◆ What you have to do ◆
Write out every entry precisely as given, leaving the pictures out.

Charts and diagrams as code

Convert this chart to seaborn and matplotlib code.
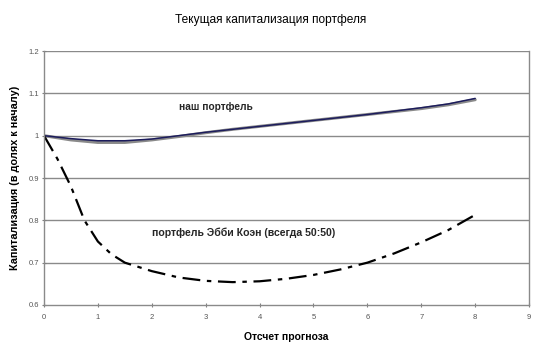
import matplotlib
matplotlib.use("Agg")
import matplotlib.pyplot as plt
import seaborn as sns
import pandas as pd

x_ours = [0, 0.5, 1, 1.5, 2, 2.5, 3, 3.5, 4, 4.5, 5, 5.5, 6, 6.5, 7, 7.5, 8]
ours_gray = [1.0, 0.99, 0.984, 0.984, 0.99, 0.998, 1.007, 1.015, 1.022, 1.029, 1.036, 1.043, 1.050, 1.057, 1.064, 1.073, 1.085]
ours_navy = [1.0, 0.993, 0.988, 0.988, 0.992, 1.0, 1.008, 1.015, 1.022, 1.029, 1.036, 1.043, 1.050, 1.058, 1.066, 1.075, 1.088]

x_abby = [0, 0.25, 0.5, 0.75, 1, 1.25, 1.5, 2, 2.5, 3, 3.5, 4, 4.5, 5, 5.5, 6, 6.5, 7, 7.5, 8]
abby = [1.0, 0.945, 0.88, 0.80, 0.75, 0.72, 0.70, 0.68, 0.665, 0.657, 0.654, 0.656, 0.662, 0.671, 0.684, 0.70, 0.722, 0.748, 0.777, 0.813]

title = "Текущая капитализация портфеля"
xlabel = "Отсчет прогноза"
ylabel = "Капитализация (в долях к началу)"
label_ours = "наш портфель"
label_abby = "портфель Эбби Коэн (всегда 50:50)"
xticks = list(range(0, 10))
yticks = [0.6, 0.7, 0.8, 0.9, 1.0, 1.1, 1.2]
ytick_labels = ["0.6", "0.7", "0.8", "0.9", "1", "1.1", "1.2"]

sns.set_theme(style="white")
plt.rcParams['font.family'] = ['Liberation Sans', 'DejaVu Sans']

fig = plt.figure(figsize=(5.41, 3.53), dpi=100)
ax = fig.add_axes([0.0813, 0.136, 0.8967, 0.7195])

df_o = pd.DataFrame({"x": x_ours, "g": ours_gray, "n": ours_navy})
df_a = pd.DataFrame({"x": x_abby, "y": abby})

sns.lineplot(data=df_o, x="x", y="g", ax=ax, color="#8a8a8a", lw=2.2)
sns.lineplot(data=df_o, x="x", y="n", ax=ax, color="#1c1c5c", lw=1.1)
sns.lineplot(data=df_a, x="x", y="y", ax=ax, color="black", lw=1.6,
             linestyle=(0, (8, 3, 2, 3)))

ax.set_xlim(0, 9)
ax.set_ylim(0.6, 1.2)
ax.set_xticks(xticks)
ax.set_yticks(yticks)
ax.set_yticklabels(ytick_labels)
ax.tick_params(axis="both", labelsize=5.5, labelcolor="#555555", colors="#808080",
               length=3, width=0.8, direction="inout")
ax.tick_params(axis="x", pad=5)
ax.tick_params(axis="y", pad=2)
ax.tick_params(axis="both", labelcolor="#555555")
for yv in yticks[1:]:
    ax.axhline(yv, color="#8a8a8a", lw=1.0, zorder=0)
for s in ["left", "bottom", "right"]:
    ax.spines[s].set_color("#8a8a8a")
    ax.spines[s].set_linewidth(1.0)
ax.spines["top"].set_visible(False)
ax.yaxis.set_ticks_position("left")
ax.xaxis.set_ticks_position("bottom")

ax.set_xlabel(xlabel, fontsize=7.5, fontweight="bold", color="black", labelpad=8)
ax.set_ylabel(ylabel, fontsize=7.8, fontweight="bold", color="black", labelpad=6)
fig.text(0.5, 0.943, title, ha="center", va="center", fontsize=8.6, color="black")

ax.text(2.5, 1.068, label_ours, fontsize=7.3, fontweight="bold", ha="left", va="center")
ax.text(2.0, 0.770, label_abby, fontsize=7.6, fontweight="bold", ha="left", va="center")

fig.savefig("out.png", dpi=100)
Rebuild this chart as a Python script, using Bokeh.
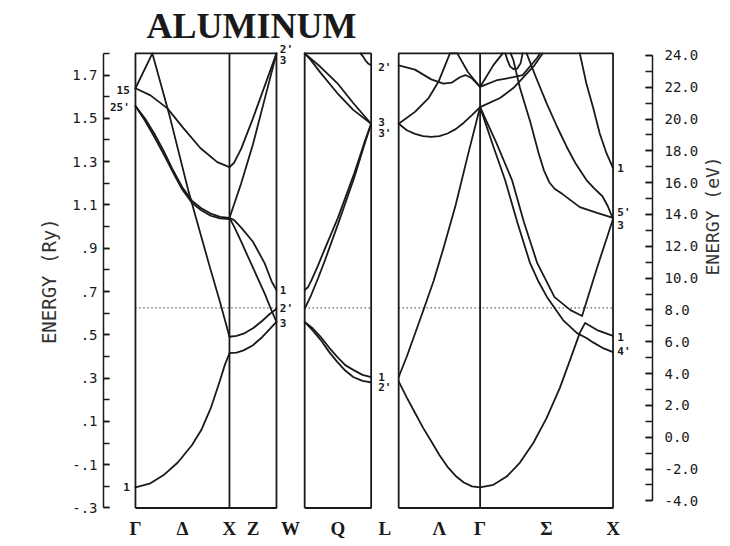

◆ Complete response ◆
Convert this chart to seaborn and matplotlib code.
import matplotlib
matplotlib.use("Agg")
import matplotlib.pyplot as plt
import seaborn as sns
import pandas as pd

x_ours = [0, 0.5, 1, 1.5, 2, 2.5, 3, 3.5, 4, 4.5, 5, 5.5, 6, 6.5, 7, 7.5, 8]
ours_gray = [1.0, 0.99, 0.984, 0.984, 0.99, 0.998, 1.007, 1.015, 1.022, 1.029, 1.036, 1.043, 1.050, 1.057, 1.064, 1.073, 1.085]
ours_navy = [1.0, 0.993, 0.988, 0.988, 0.992, 1.0, 1.008, 1.015, 1.022, 1.029, 1.036, 1.043, 1.050, 1.058, 1.066, 1.075, 1.088]

x_abby = [0, 0.25, 0.5, 0.75, 1, 1.25, 1.5, 2, 2.5, 3, 3.5, 4, 4.5, 5, 5.5, 6, 6.5, 7, 7.5, 8]
abby = [1.0, 0.945, 0.88, 0.80, 0.75, 0.72, 0.70, 0.68, 0.665, 0.657, 0.654, 0.656, 0.662, 0.671, 0.684, 0.70, 0.722, 0.748, 0.777, 0.813]

title = "Текущая капитализация портфеля"
xlabel = "Отсчет прогноза"
ylabel = "Капитализация (в долях к началу)"
label_ours = "наш портфель"
label_abby = "портфель Эбби Коэн (всегда 50:50)"
xticks = list(range(0, 10))
yticks = [0.6, 0.7, 0.8, 0.9, 1.0, 1.1, 1.2]
ytick_labels = ["0.6", "0.7", "0.8", "0.9", "1", "1.1", "1.2"]

sns.set_theme(style="white")
plt.rcParams['font.family'] = ['Liberation Sans', 'DejaVu Sans']

fig = plt.figure(figsize=(5.41, 3.53), dpi=100)
ax = fig.add_axes([0.0813, 0.136, 0.8967, 0.7195])

df_o = pd.DataFrame({"x": x_ours, "g": ours_gray, "n": ours_navy})
df_a = pd.DataFrame({"x": x_abby, "y": abby})

sns.lineplot(data=df_o, x="x", y="g", ax=ax, color="#8a8a8a", lw=2.2)
sns.lineplot(data=df_o, x="x", y="n", ax=ax, color="#1c1c5c", lw=1.1)
sns.lineplot(data=df_a, x="x", y="y", ax=ax, color="black", lw=1.6,
             linestyle=(0, (8, 3, 2, 3)))

ax.set_xlim(0, 9)
ax.set_ylim(0.6, 1.2)
ax.set_xticks(xticks)
ax.set_yticks(yticks)
ax.set_yticklabels(ytick_labels)
ax.tick_params(axis="both", labelsize=5.5, labelcolor="#555555", colors="#808080",
               length=3, width=0.8, direction="inout")
ax.tick_params(axis="x", pad=5)
ax.tick_params(axis="y", pad=2)
ax.tick_params(axis="both", labelcolor="#555555")
for yv in yticks[1:]:
    ax.axhline(yv, color="#8a8a8a", lw=1.0, zorder=0)
for s in ["left", "bottom", "right"]:
    ax.spines[s].set_color("#8a8a8a")
    ax.spines[s].set_linewidth(1.0)
ax.spines["top"].set_visible(False)
ax.yaxis.set_ticks_position("left")
ax.xaxis.set_ticks_position("bottom")

ax.set_xlabel(xlabel, fontsize=7.5, fontweight="bold", color="black", labelpad=8)
ax.set_ylabel(ylabel, fontsize=7.8, fontweight="bold", color="black", labelpad=6)
fig.text(0.5, 0.943, title, ha="center", va="center", fontsize=8.6, color="black")

ax.text(2.5, 1.068, label_ours, fontsize=7.3, fontweight="bold", ha="left", va="center")
ax.text(2.0, 0.770, label_abby, fontsize=7.6, fontweight="bold", ha="left", va="center")

fig.savefig("out.png", dpi=100)
Rebuild this chart as a Python script, using Bokeh.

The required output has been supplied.